When July 1st came, I moved in relying on my own strength of will and the kindness of strangers. My new roommates, however, acted like they had no idea what I was doing there.

“Ryan never told us you were moving in…We would have liked to have more say in the type of roommates we have living with us,” Kathleen* and Winnifred announced.

I was already feeling unwanted… and also confused. Hadn’t they known Ryan was moving out on July 1st? The man had another apartment lined up for months! From that moment on I struggled to keep calm when it was made clear that I was not welcome in the girls’ space… I was just there to help them pay the rent by contributing an equal portion (not to mention legally replacing Ryan’s name on the lease) of it for a space not even a reasonable fraction of the space the others occupied.

The first time I truly felt like a stranger in my own home was when I found out Kathleen was moving out of the apartment to live with her girlfriend and that there was someone new moving into the space within the week. I hadn’t even met her!

We had a talk. I understood that Ryan may not have been upfront with them about my moving in… but I was in…and had thus far done nothing to disrespect them in any way. I couldn’t believe they would keep me from crucial decisions in the apartment, and I had every right to know who I was going to be living with.

The girls shrugged it off and said they would be better in the future… but they weren’t.

Things were not easy for the new girl after too long, we formed a camaraderie around the fact that we were essentially prohibited from utilizing any space outside of our rooms. Thank God for Breanna*, or I may very well have found myself in a true “House of Horrors”—the kind that exists in a person’s mind when they’ve been broken by a what appears to be an ever-present cloud of negativity settling over their life.

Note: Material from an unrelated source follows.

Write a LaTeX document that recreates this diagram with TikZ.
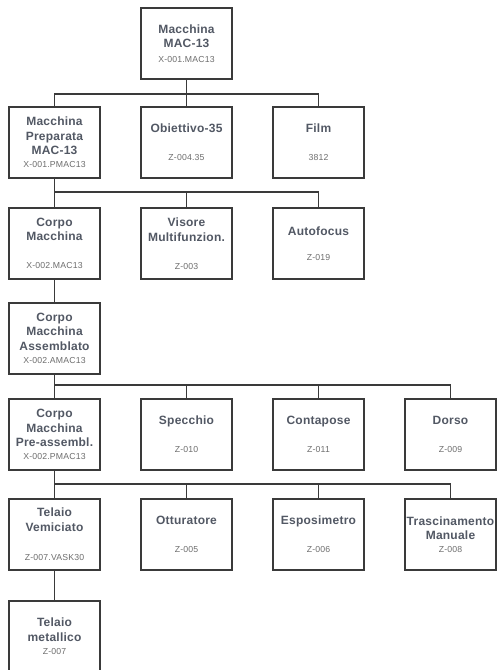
\documentclass[tikz,border=0pt]{standalone}
\usepackage{fontspec}
\setmainfont{Liberation Sans}
\definecolor{titlecol}{HTML}{525864}
\definecolor{codecol}{HTML}{6E6E6E}
\definecolor{linecol}{HTML}{3A3A3A}
\newcommand{\cd}[1]{{\fontsize{8.7}{14.5}\selectfont\mdseries\color{codecol}#1}}
\begin{document}
\begin{tikzpicture}[x=1pt,y=1pt,
  box/.style={draw=linecol, line width=1.1pt, fill=white, minimum width=91pt, minimum height=71pt,
    inner sep=0pt, align=center, text=titlecol,
    font={\fontsize{12}{14.5}\selectfont\bfseries\addfontfeatures{LetterSpace=2}}},
  conn/.style={draw=linecol, line width=1.7pt}]
\useasboundingbox (0,0) rectangle (496,-670);
% bar levels
\coordinate (b0) at (0,-94);
\coordinate (b1) at (0,-192);
\coordinate (b3) at (0,-385);
\coordinate (b4) at (0,-484);
% nodes
\node[box] (mac) at (186.5,-43.5) {Macchina\\MAC-13\\\cd{X-001.MAC13}};
\node[box] (prep) at (54.5,-142.5) {Macchina\\Preparata\\MAC-13\\[-1.5pt]\cd{X-001.PMAC13}};
\node[box] (obi) at (186.5,-142.5) {Obiettivo-35\\[13.5pt]\cd{Z-004.35}};
\node[box] (film) at (318.5,-142.5) {Film\\[13.5pt]\cd{3812}};
\node[box] (corpo) at (54.5,-243.5) {Corpo\\Macchina\\[13.5pt]\cd{X-002.MAC13}};
\node[box] (vis) at (186.5,-243.5) {Visore\\Multifunzion.\\[13.5pt]\cd{Z-003}};
\node[box] (auto) at (318.5,-243.5) {Autofocus\\[10pt]\cd{Z-019}};
\node[box] (ass) at (54.5,-338.5) {Corpo\\Macchina\\Assemblato\\[-1pt]\cd{X-002.AMAC13}};
\node[box] (pre) at (54.5,-434.5) {Corpo\\Macchina\\Pre-assembl.\\[-1.5pt]\cd{X-002.PMAC13}};
\node[box] (spe) at (186.5,-434.5) {Specchio\\[13.5pt]\cd{Z-010}};
\node[box] (cont) at (318.5,-434.5) {Contapose\\[13.5pt]\cd{Z-011}};
\node[box] (dor) at (450.5,-434.5) {Dorso\\[13.5pt]\cd{Z-009}};
\node[box] (tel) at (54.5,-534.5) {Telaio\\Vemiciato\\[15pt]\cd{Z-007.VASK30}};
\node[box] (ott) at (186.5,-534.5) {Otturatore\\[13.5pt]\cd{Z-005}};
\node[box] (esp) at (318.5,-534.5) {Esposimetro\\[13.5pt]\cd{Z-006}};
\node[box] (tra) at (450.5,-534.5) {Trascinamento\\Manuale\\[-2pt]\cd{Z-008}};
\node[box] (met) at (54.5,-636.5) {Telaio\\metallico\\[-1pt]\cd{Z-007}};
% connectors
\foreach \c in {prep,obi,film} \draw[conn] (mac.south) -- (mac.south |- b0) -| (\c.north);
\foreach \c in {corpo,vis,auto} \draw[conn] (prep.south) -- (prep.south |- b1) -| (\c.north);
\draw[conn] (corpo.south) -- (ass.north);
\foreach \c in {pre,spe,cont,dor} \draw[conn] (ass.south) -- (ass.south |- b3) -| (\c.north);
\foreach \c in {tel,ott,esp,tra} \draw[conn] (pre.south) -- (pre.south |- b4) -| (\c.north);
\draw[conn] (tel.south) -- (met.north);
\end{tikzpicture}
\end{document}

Breanna felt it when, like a child, she was scolded by Anna for “not properly washing HER pots.” Oh, I hadn’t mentioned the couch yet, have I? Anna didn’t want us to sit on it, really, because she paid a couple thousand dollars for it and didn’t want us to mess it up.

Actually, she didn’t want us anywhere in the living room because she had purchased “99 percent” of everything in it and spent “way too much money on these items not to be able to use such amenities” whenever she wished—especially the television.

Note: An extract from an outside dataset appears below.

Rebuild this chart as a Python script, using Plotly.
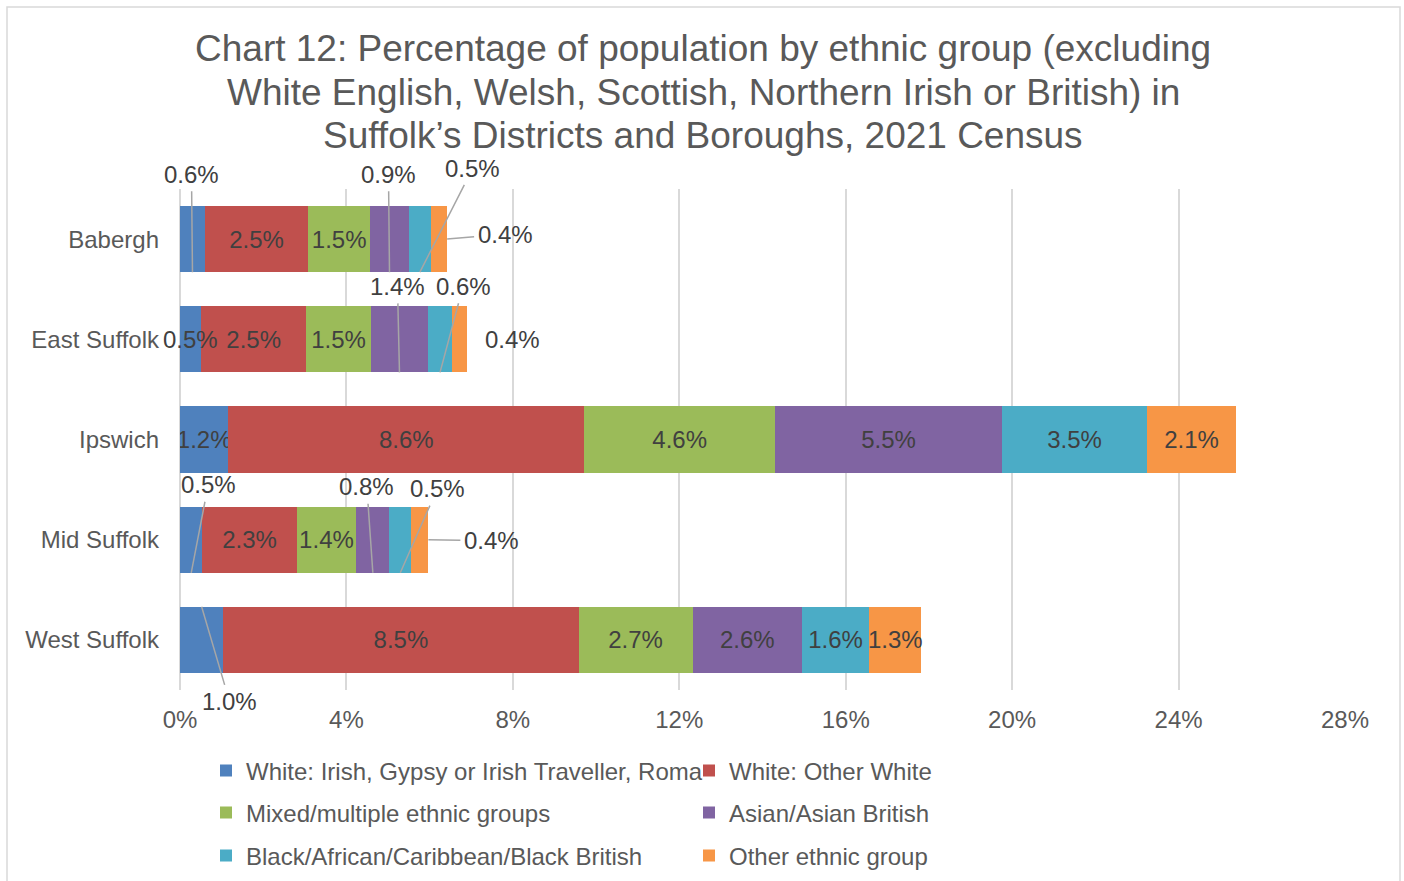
import plotly.graph_objects as go

districts = ["Babergh", "East Suffolk", "Ipswich", "Mid Suffolk", "West Suffolk"]

series_names = [
    "White: Irish, Gypsy or Irish Traveller, Roma",
    "White: Other White",
    "Mixed/multiple ethnic groups",
    "Asian/Asian British",
    "Black/African/Caribbean/Black British",
    "Other ethnic group",
]

white_irish_gypsy_roma = [0.60, 0.50, 1.16, 0.54, 1.04]
white_other = [2.48, 2.54, 8.56, 2.26, 8.54]
mixed = [1.49, 1.54, 4.58, 1.44, 2.74]
asian = [0.93, 1.39, 5.46, 0.79, 2.63]
black = [0.53, 0.56, 3.48, 0.53, 1.61]
other = [0.39, 0.36, 2.14, 0.41, 1.26]

title_lines = [
    "Chart 12: Percentage of population by ethnic group (excluding",
    "White English, Welsh, Scottish, Northern Irish or British) in",
    "Suffolk\u2019s Districts and Boroughs, 2021 Census",
]

x_ticks = [0, 4, 8, 12, 16, 20, 24, 28]

series_values = [white_irish_gypsy_roma, white_other, mixed, asian, black, other]
colors = ["#4F81BD", "#C0504D", "#9BBB59", "#8064A2", "#4BACC6", "#F79646"]

# labels drawn as annotations (leader line or shifted):
# (district index, series index) -> (anchor, ax, ay)
outside_labels = {
    (0, 0): ("bottom", -1, -98),
    (0, 3): ("bottom", -1, -98),
    (0, 4): ("bottom", 53, -104),
    (0, 5): ("end", 58, -5),
    (1, 0): ("shift", 0, 0),
    (1, 3): ("bottom", -2, -86),
    (1, 4): ("bottom", 23, -86),
    (1, 5): ("shift", 53, 0),
    (3, 0): ("bottom", 17, -88),
    (3, 3): ("bottom", -6, -86),
    (3, 4): ("bottom", 37, -84),
    (3, 5): ("end", 63, 1),
    (4, 0): ("top", 28, 95),
}

FONT = "Arial, Liberation Sans, sans-serif"
GREY = "#595959"
LABEL = "#404040"
HALF = 0.33

# plot area in pixels
L, R, T, B = 180, 1345, 189, 690


def px_x(px):
    return (px - L) / (R - L)


def px_y(py):
    return (B - py) / (B - T)


fig = go.Figure()

legend_pos = [(206, 771), (689, 771), (206, 813), (689, 813), (206, 856), (689, 856)]

for s, (name, vals, col) in enumerate(zip(series_names, series_values, colors)):
    texts = []
    for d, v in enumerate(vals):
        texts.append("" if (d, s) in outside_labels else f"{v:.1f}%")
    lg = "legend" if s == 0 else f"legend{s + 1}"
    fig.add_trace(go.Bar(
        y=districts, x=vals, name=name, orientation="h",
        marker=dict(color=col, line=dict(width=0)),
        text=texts, textposition="inside", insidetextanchor="middle",
        textangle=0, constraintext="none",
        insidetextfont=dict(family=FONT, size=24, color=LABEL),
        hovertemplate="%{y}: %{x:.1f}%<extra>" + name + "</extra>",
        legend=lg,
    ))

annotations = []
for (d, s), (anchor, ax, ay) in outside_labels.items():
    v = series_values[s][d]
    start = sum(series_values[k][d] for k in range(s))
    end = start + v
    mid = start + v / 2
    base = dict(text=f"{v:.1f}%", xref="x", yref="y",
                font=dict(family=FONT, size=24, color=LABEL))
    if anchor == "shift":
        annotations.append(dict(base, x=mid, y=d, showarrow=False, xshift=ax, yshift=-ay))
        continue
    if anchor == "bottom":
        hx, hy = mid, d + HALF
    elif anchor == "top":
        hx, hy = mid, d - HALF
    else:
        hx, hy = end, d
    annotations.append(dict(base, x=hx, y=hy, ax=ax, ay=ay, showarrow=True,
                            arrowhead=0, arrowwidth=1.5, arrowcolor="#A6A6A6",
                            standoff=0, startstandoff=2))

for line, cy in zip(title_lines, [49, 92, 135]):
    annotations.append(dict(
        text=line, xref="paper", yref="paper", x=px_x(703), y=px_y(cy),
        xanchor="center", yanchor="middle", showarrow=False,
        font=dict(family=FONT, size=37, color=GREY),
    ))

legends = {}
for i, (lx, ly) in enumerate(legend_pos):
    key = "legend" if i == 0 else f"legend{i + 1}"
    legends[key] = dict(
        xref="container", yref="container",
        x=lx / 1404, y=1 - ly / 881, xanchor="left", yanchor="middle",
        orientation="h", bgcolor="rgba(0,0,0,0)",
        font=dict(family=FONT, size=24, color=GREY),
    )

fig.update_layout(
    barmode="stack",
    bargap=0.34,
    width=1404,
    height=881,
    margin=dict(l=L, r=1404 - R, t=T, b=881 - B),
    paper_bgcolor="white",
    plot_bgcolor="white",
    xaxis=dict(
        range=[0, 28], tickmode="array", tickvals=x_ticks,
        ticktext=[f"{t}%" for t in x_ticks],
        showgrid=True, gridcolor="#D9D9D9", gridwidth=1.5,
        zeroline=True, zerolinecolor="#D9D9D9", zerolinewidth=1.5,
        showline=False, ticks="", ticklabelstandoff=13,
        tickfont=dict(family=FONT, size=24, color=GREY),
        fixedrange=True,
    ),
    yaxis=dict(
        autorange="reversed", showgrid=False, zeroline=False, showline=False,
        ticks="", ticklabelstandoff=20,
        tickfont=dict(family=FONT, size=24, color=GREY),
        fixedrange=True,
    ),
    annotations=annotations,
    shapes=[dict(
        type="rect", xref="paper", yref="paper",
        x0=px_x(7), x1=px_x(1400), y0=px_y(900), y1=px_y(7),
        line=dict(color="#D9D9D9", width=1.5), fillcolor="rgba(0,0,0,0)",
        layer="below",
    )],
    showlegend=True,
    **legends,
)

fig.write_html(
    "out.html",
    config={"displayModeBar": False},
    post_script="document.body.style.margin='0';document.body.style.overflow='hidden';",
)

The rules she set didn’t seem to apply to Winnifred, however, who often had nervous breakdowns whenever Anna was away for a lengthy period of time (Eg: a weekend). The co-dependency the girls exhibited would become very alarming at times… but I felt strange developing an “us vs. them” mentality with Breanna and I on one side… and our “oppressors” on the other.

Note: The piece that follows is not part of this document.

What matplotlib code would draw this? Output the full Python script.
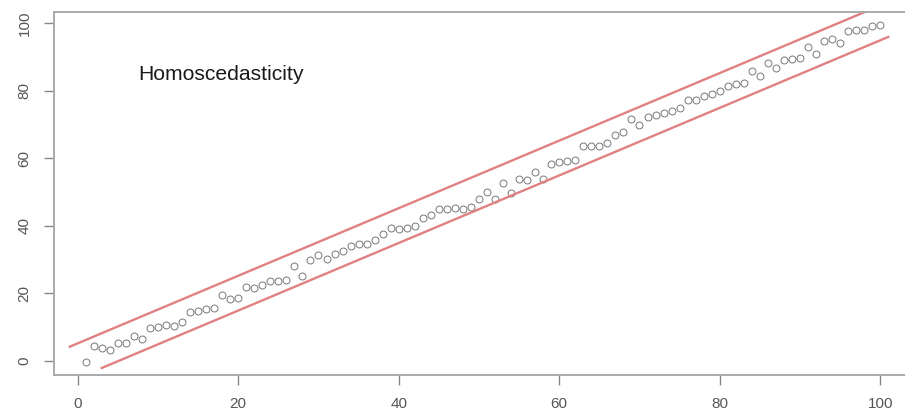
import matplotlib
matplotlib.use("Agg")
import matplotlib.pyplot as plt
import numpy as np

x_vals = list(range(1, 101))
y_vals = [-0.2, 4.5, 3.9, 3.3, 5.3, 5.3, 7.5, 6.5, 9.8, 10.0,
          10.7, 10.4, 11.6, 14.5, 14.8, 15.4, 15.7, 19.6, 18.4, 18.7,
          22.0, 21.7, 22.6, 23.7, 23.7, 24.0, 28.2, 25.0, 30.0, 31.2,
          30.3, 31.5, 32.6, 34.0, 34.7, 34.7, 35.9, 37.7, 39.2, 38.9,
          39.2, 39.8, 42.4, 43.3, 45.1, 45.1, 45.4, 45.1, 45.7, 47.8,
          49.9, 48.0, 52.8, 49.6, 53.7, 53.4, 56.0, 53.7, 58.2, 59.0,
          59.3, 59.6, 63.5, 63.5, 63.5, 64.4, 66.8, 67.7, 71.5, 69.7,
          72.1, 72.7, 73.3, 73.9, 74.8, 77.2, 77.2, 78.3, 78.9, 79.8,
          81.3, 81.9, 82.2, 85.8, 84.3, 88.1, 86.6, 89.0, 89.3, 89.6,
          92.9, 90.8, 94.7, 95.3, 94.1, 97.6, 97.9, 97.9, 99.1, 99.3]

upper_x = [-1, 100]
upper_offset = 5.2
lower_x = [3, 101]
lower_offset = -5.1

x_ticks = [0, 20, 40, 60, 80, 100]
y_ticks = [0, 20, 40, 60, 80, 100]
label_text = "Homoscedasticity"

plt.rcParams['font.family'] = ['Liberation Sans', 'DejaVu Sans']

fig = plt.figure(figsize=(9.05, 4.16), dpi=100)
ax = fig.add_axes([54/905, 41/416, 858/905, 363/416])

ax.plot(x_vals, y_vals, linestyle='none', marker='o', markersize=5.0,
        markerfacecolor='none', markeredgecolor='#777777', markeredgewidth=0.7)

red = '#e08080'
ax.plot(upper_x, [v + upper_offset for v in upper_x], color=red, lw=1.7)
ax.plot(lower_x, [v + lower_offset for v in lower_x], color=red, lw=1.7)

xmin, xmax = min(x_vals), max(x_vals)
ymin, ymax = min(y_vals), max(y_vals)
xp = 0.04 * (xmax - xmin)
yp = 0.04 * (ymax - ymin)
ax.set_xlim(xmin - xp, xmax + xp)
ax.set_ylim(ymin - yp, ymax + yp)

ax.set_xticks(x_ticks)
ax.set_yticks(y_ticks)
ax.set_xticklabels([str(t) for t in x_ticks])
ax.set_yticklabels([str(t) for t in y_ticks], rotation=90, va='center')

ax.tick_params(axis='both', direction='out', length=7.2, width=1.0,
               color='#888888', labelcolor='#555555', labelsize=11)
ax.tick_params(axis='x', pad=9)
ax.tick_params(axis='y', pad=9)

for s in ax.spines.values():
    s.set_color('#aaaaaa')
    s.set_linewidth(1.4)

ax.text(7.5, 84.9, label_text, fontsize=15.2, color='#1a1a1a',
        ha='left', va='center')

fig.savefig('out.png', dpi=100)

If it were not for Breanna, I might not even have placed a racial element into the situation. But Anna and Winnifred were in fact, white…while Breanna and I were not. But was that the real reason they appeared to become bent out of shape when we refused to clean up spaces that we really were not permitted to use? To this day, I don’t have an answer.

In any event, the pair had formed a tight union in which the apartment was theirs, and Breana and I did not have access to common spaces just because we lived there and paid rent like responsible adults.

Probably one of the worst parts about the situation was not being able to entertain. The girls had company over regularly—usually spending the night on the couch without a word of warning, while the one time I had a guest over (and provided a decent amount of warning), the girls could not relinquish the common area. They made lunch, ate it… and proceeded to make soup for the next two hours and sprawl out on the couch so nobody else could sit there.

Embarrassed, I took my friend out to a local restaurant.

****

“YOU PEOPLE ARE SO UNGRATEFUL!”

“YOU PEOPLE? ARE WE GETTING RACIST NOW??”

Tensions exploded one night after Anna demanded Breanna return the lamp she let her use in her room because she did not feel comfortable with a stranger in her room to fix a broken light while nobody was home.

Everything was laid out on the table. Anna and Winnifred were tired of washing other people’s dishes when Breanna and I mentioned that we took care of our dishes the same night we used them and suggested that maybe they were unknowingly washing one another’s since they did the most cooking. The girls also had problems with us needing to bathe while they commandeered the bathroom hanging clothes they would line-dry all over the bathroom with absolutely no warning.

Most shocking was Anna’s accusations that Breanna and I were ungrateful because we didn’t go around thanking her for the use of her silverware and cooking utensils on a daily basis (made while swinging a rather large chef’s knife in her hand).

Winnifred had enough of the conversation and went to her room, slamming the door behind her and Anna was upset because all she had wanted to do was enjoy a nightly dinner with Winnifred, but she had left because of the discussion.

When the incident ended, I went back to my own room/office—stunned. From then on, as per Anna’s orders, Breanna and I stayed out of all common spaces save for the bathroom, because we our rent “did not give us access to the entire apartment.”

The apartment was no longer beautiful to me. The environment was dirty, lifeless and hostile…and in it I was just one of two women who didn’t know how to clean or bathe properly.

****

After moving out and taking the better part of a year to heal from the trying experience (and many others tied to it—I just couldn’t seem to shake them for the life of me!), I have found happiness in another part of the charming Harlem neighborhood to which I had grown accustomed. I even retained a very good friend—a member of my “soul tribe”—whom I met while living in my first apartment.

We decided to go out one evening and I met him in the apartment building we had once cohabitated only to find out that my former roommates were gone. Things didn’t go well with the roommate they brought in after Breanna and I had left, and they had to leave the apartment they once treasured so dearly.